As agreed at the SIG meeting in November 2007, an important next step will be to “start on the development of guidelines for how to create TEI documents that easily may be mapped to ontologies such as the CIDOC-CRM”. This document comprises a draft for such a set of guidelines.
All these standards have been developed in a context, for a purpose. The histories are import in order to understand that, which will help in understanding why they are as they are, and why things seens as shortcomings are there for a reason.
TEI has often been used to mark up texts without taking into consideration the world outside the text. In many cases, this is a good approach. But sometimes, one would like to add information that is related to an external world. One example is a historical document with many references to persons and places. A text internal approach would be to register all the names, using the appropriate TEI element types. But if one is interested in making an index of all the persons mentioned in the text, one is moving outside the text. The text contains names of the persons, but the reason to say that some of these names have a speical connection is that they refer to the same physical or imaginary person.
Many of the modules in TEI can be said to have an implicit ontology. The same way as TEI makes textual features existing in the text explicit, such modellin will enable us to make implicit conceptual structures explicit.
If one wants to do this, a reference to the person will need to be included in the data connected to the document, typically in the markup. This can be done in different ways, as will be discussed below.
In the following, such an approach will be called conceptual modelling. There are many different reasons for wanting to do this, and many potential end results. One project will often want to persue several results of this single process.
One result may be a CIDOC-CRM mapping of information from historical documents, used for import into a cultural heritage management system. Another may be an export into FRBR in order to connect the content in TEI documents to a library database. A third may be a mapping into Dublin Core in order to include information from TEI documents into a web publishing system, a fourth would be mapping to formats under development by Google or Yahoo.
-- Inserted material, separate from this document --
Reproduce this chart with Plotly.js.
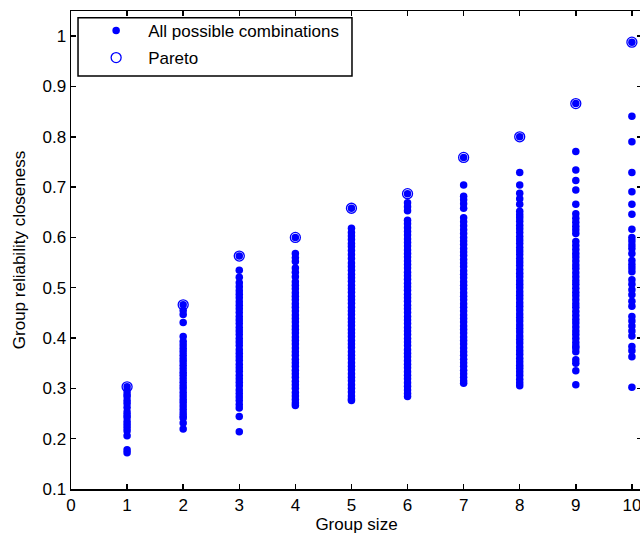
<!DOCTYPE html>
<html>
<head>
<meta charset="utf-8">
<script src="https://cdn.plot.ly/plotly-3.0.1.min.js"></script>
<style>
html,body{margin:0;padding:0;overflow:hidden;background:#fff;width:640px;height:534px;}
#chart{width:642px;height:534px;}
</style>
</head>
<body>
<div id="chart"></div>
<script>
// Group sizes (x categories)
const groupSizes = [1, 2, 3, 4, 5, 6, 7, 8, 9, 10];

// Pareto front: best group reliability closeness for each group size
const paretoValues = [0.303, 0.466, 0.563, 0.600, 0.658, 0.687, 0.759, 0.800, 0.866, 0.988];

// All possible combinations, per group size
const comb1 = [0.303, 0.296, 0.289, 0.284, 0.276, 0.270, 0.262, 0.253, 0.247, 0.242, 0.234, 0.228, 0.222, 0.216, 0.206, 0.178, 0.172];
const comb2 = [0.466, 0.455, 0.447, 0.431, 0.403, 0.393, 0.386, 0.379, 0.373, 0.366, 0.359, 0.353, 0.346, 0.339, 0.332, 0.326, 0.319, 0.312, 0.305, 0.299, 0.292, 0.285, 0.278, 0.272, 0.265, 0.258, 0.251, 0.245, 0.241, 0.231, 0.219];
const comb3 = [0.563, 0.535, 0.521, 0.510, 0.502, 0.494, 0.487, 0.480, 0.472, 0.465, 0.458, 0.451, 0.443, 0.436, 0.429, 0.421, 0.414, 0.407, 0.399, 0.392, 0.385, 0.377, 0.370, 0.363, 0.356, 0.348, 0.341, 0.334, 0.326, 0.319, 0.312, 0.305, 0.297, 0.290, 0.283, 0.276, 0.268, 0.261, 0.244, 0.214];
const comb4 = [0.600, 0.568, 0.560, 0.552, 0.539, 0.531, 0.522, 0.512, 0.505, 0.498, 0.490, 0.483, 0.476, 0.468, 0.461, 0.454, 0.446, 0.439, 0.432, 0.424, 0.417, 0.410, 0.402, 0.395, 0.388, 0.380, 0.373, 0.366, 0.358, 0.351, 0.344, 0.336, 0.329, 0.322, 0.314, 0.307, 0.300, 0.292, 0.285, 0.278, 0.271, 0.266];
const comb5 = [0.658, 0.618, 0.610, 0.603, 0.596, 0.588, 0.582, 0.574, 0.566, 0.558, 0.549, 0.542, 0.535, 0.527, 0.520, 0.513, 0.505, 0.498, 0.491, 0.483, 0.476, 0.469, 0.461, 0.454, 0.447, 0.439, 0.432, 0.425, 0.417, 0.410, 0.403, 0.395, 0.388, 0.381, 0.373, 0.366, 0.359, 0.351, 0.344, 0.337, 0.329, 0.322, 0.315, 0.307, 0.300, 0.293, 0.285, 0.279, 0.276];
const comb6 = [0.687, 0.669, 0.661, 0.653, 0.634, 0.627, 0.619, 0.612, 0.605, 0.597, 0.590, 0.583, 0.575, 0.568, 0.561, 0.553, 0.546, 0.539, 0.531, 0.524, 0.517, 0.509, 0.502, 0.495, 0.487, 0.480, 0.473, 0.465, 0.458, 0.451, 0.443, 0.436, 0.429, 0.421, 0.414, 0.407, 0.399, 0.392, 0.385, 0.377, 0.370, 0.363, 0.355, 0.348, 0.341, 0.333, 0.326, 0.319, 0.311, 0.304, 0.297, 0.290, 0.284];
const comb7 = [0.759, 0.704, 0.682, 0.675, 0.667, 0.658, 0.639, 0.631, 0.623, 0.615, 0.608, 0.600, 0.593, 0.586, 0.578, 0.571, 0.564, 0.556, 0.549, 0.542, 0.534, 0.527, 0.520, 0.512, 0.505, 0.498, 0.490, 0.483, 0.476, 0.468, 0.461, 0.454, 0.446, 0.439, 0.432, 0.424, 0.417, 0.410, 0.402, 0.395, 0.388, 0.380, 0.373, 0.366, 0.358, 0.351, 0.344, 0.336, 0.329, 0.322, 0.315, 0.310];
const comb8 = [0.800, 0.729, 0.704, 0.688, 0.677, 0.666, 0.652, 0.645, 0.639, 0.632, 0.624, 0.617, 0.610, 0.602, 0.595, 0.588, 0.580, 0.573, 0.566, 0.558, 0.551, 0.544, 0.536, 0.529, 0.522, 0.514, 0.507, 0.500, 0.492, 0.485, 0.478, 0.470, 0.463, 0.456, 0.448, 0.441, 0.434, 0.426, 0.419, 0.412, 0.404, 0.397, 0.390, 0.382, 0.375, 0.368, 0.360, 0.353, 0.346, 0.340, 0.333, 0.326, 0.318, 0.311, 0.305];
const comb9 = [0.866, 0.771, 0.734, 0.713, 0.694, 0.666, 0.647, 0.638, 0.630, 0.622, 0.615, 0.608, 0.592, 0.584, 0.576, 0.568, 0.561, 0.553, 0.545, 0.538, 0.530, 0.522, 0.514, 0.507, 0.499, 0.491, 0.484, 0.476, 0.468, 0.461, 0.453, 0.445, 0.437, 0.430, 0.422, 0.414, 0.407, 0.399, 0.391, 0.384, 0.380, 0.373, 0.357, 0.350, 0.335, 0.307];
const comb10 = [0.988, 0.841, 0.790, 0.729, 0.691, 0.666, 0.646, 0.616, 0.600, 0.593, 0.585, 0.578, 0.568, 0.554, 0.546, 0.539, 0.532, 0.516, 0.507, 0.496, 0.486, 0.473, 0.463, 0.443, 0.434, 0.424, 0.414, 0.404, 0.383, 0.375, 0.363, 0.302];

const combinations = [comb1, comb2, comb3, comb4, comb5, comb6, comb7, comb8, comb9, comb10];
const allX = [], allY = [];
combinations.forEach((vals, i) => {
  vals.forEach(v => { allX.push(groupSizes[i]); allY.push(v); });
});

const font = {family: '"Liberation Sans", Arial, Helvetica, sans-serif', size: 17, color: '#000'};

const traces = [
  {
    x: allX, y: allY, type: 'scatter', mode: 'markers',
    name: 'All possible combinations', legendgroup: 'a',
    marker: {color: '#0000ff', size: 7.5, line: {width: 0}},
    hoverinfo: 'x+y'
  },
  {
    x: groupSizes, y: paretoValues, type: 'scatter', mode: 'markers',
    name: 'Pareto', legendgroup: 'b',
    marker: {color: '#0000ff', size: 10, symbol: 'circle-open', line: {width: 1.3, color: '#0000ff'}},
    hoverinfo: 'x+y'
  }
];

const layout = {
  width: 642, height: 534,
  margin: {l: 71, r: 0, t: 11, b: 45, pad: 0},
  paper_bgcolor: '#fff', plot_bgcolor: '#fff',
  font: font,
  showlegend: true,
  legend: {
    x: 0.023, y: 0.996, xanchor: 'left', yanchor: 'top',
    bgcolor: 'rgba(0,0,0,0)', borderwidth: 0,
    font: font, itemwidth: 54, tracegroupgap: 2
  },
  xaxis: {
    range: [0, 10.18], tickvals: groupSizes.concat([0]), ticktext: groupSizes.map(String).concat(['0']),
    ticks: 'inside', ticklen: 5, tickwidth: 1.5, tickcolor: '#000',
    showline: true, linecolor: '#000', linewidth: 1.5, mirror: 'ticks',
    showgrid: false, zeroline: false, fixedrange: true,
    tickfont: font,
    title: {text: 'Group size', font: font, standoff: 8}
  },
  yaxis: {
    range: [0.1, 1.05], tickvals: [0.1,0.2,0.3,0.4,0.5,0.6,0.7,0.8,0.9,1],
    ticktext: ['0.1','0.2','0.3','0.4','0.5','0.6','0.7','0.8','0.9','1'],
    ticks: 'inside', ticklen: 5, tickwidth: 1.5, tickcolor: '#000',
    showline: true, linecolor: '#000', linewidth: 1.5, mirror: 'ticks',
    showgrid: false, zeroline: false, fixedrange: true,
    tickfont: font,
    title: {text: 'Group reliability closeness', font: font, standoff: 12}
  },
  shapes: [{
    type: 'rect', xref: 'paper', yref: 'paper', layer: 'below',
    x0: 0.0123, x1: 0.4921, y0: 0.8640, y1: 0.9860,
    line: {color: '#000', width: 1.5}, fillcolor: '#fff'
  }]
};

Plotly.newPlot('chart', traces, layout, {displayModeBar: false, staticPlot: true});
</script>
</body>
</html>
Whatever the use may be, the method will open up for inclusion of TEI data in the semantic web. Not just the documents as items, but the world information described inside them. It opens for doing this on different levels of complexity, at different stages. The whole process can be pretty simple. Or one can make a complex mapping, but still export simpler versions from the mapping when that is requested. Converting from CIDOC-CRM to Dublin Core, for instance, is a well defined process. This also will enable mappings to future standards to come.
A good advice is to think about conceptual models from the outset. This should be part of the data analysis, in asking why to mark up, leading into what to mark up. What is the target ontology, what is the purpose of the markup?
Types of information in the header: Personlists with person elements, Placelists with place elements. There will be a one-to-one relationship between a person element and a real life/fictionous person.
If one want to record information about acting entities that are not persons (storms, animals, washing machines), e.g. in fiction of ethnographical texts, one may want to adjust TEI by adding an element agent similar to person.
Name type elements will always be encoded in TEI. For the person type elements, they may be encoded in TEI, typically in the header or a separate section in the body, or they may not be encoded in TEI and only be stored in an external conceptual model. In the former case, links will go from name type elements via person type elements to the conceptual model (and backwards), in the latter case, the links will go directly between the name type elements and the conceptual model.
Certain TEI elements may contain information that could be hard to map because some necessary information, e.g. reasons why something is asserted and who is responsible for the assertion, may be hidden. Some will also be based on a possible not formally availible "point zero", such as age.
"The term ontology means literally the study of being and was until recently the name of a branch of philosophy and a term used in the singular only. During the last ten years the term has been adopted by computer and information sciences and the scope of the term has been expanded significantly. Today, it may denote everything from data models to classification systems and explanatory models in natural sciences. In this article we use ontology in the meaning conceptual model. That is, a formally defined model resulting from an analysis of a spe- cific domain and not necessarily a data model in the computer science sense." (Ore & Eide: "TEI and cultural heritage ontologies: Exchange of information?" LLC 24(2) 2009)
Need high level of expicitness in order to interpret encoded texts so that the information they express can be modelled in a conceptual model. This explicitness can be added to the markup, or it can be in the extraction alghorithm what is the best trade-off?
Need more than nesting in order to connect values as in marrige example. In very simple cases nesting may do, but soon cases will appear when the relationships are too complex, such as "this also applies to the persons discussed in the last paragraph".
No: Cannot put relation between person element, relations have to be connected to the context, often the name, commonly the event (e.g. or marriage) This does not mean that two strings of characters marry, but it means that a marriage cannot be seen as a relationship taken out of time and place - it has to be connected to a place in the text.
Any project who are going to use these methods will need some sort of application to do the actual extraction of information from the TEI documents. Such applications are often written in XSLT, but any scripting or programming language could be used, e.g. PERL or PYTHON.
Even if it is impossible to make tools for mapping of all possible TEI documents, it would still be a good idea to develop applications that can be used to extract conceptual models from specified groups of TEI documents. Such applications could be used as is by some users, whereas others cn use them as a base for developing their tailor-suited systems. This would be similar to the XSLT stylesheets availible for transformation into HTML and PDF.
Conclusion/suggestions: Ontology mapping cannot be defined for 1, but could be defined for 2 and 3. If mappings are done on these levels, publish them! Including the ODD defining the TEI version being the souce of the mapping. Building up a library in connection to these guidelines?
One of the good things with this approach is that once your data is stored in a conceptual model, converting to simpler structures (Dublin Core, google-friendly models) will be easy. Should be suggest that toole would be developed for this?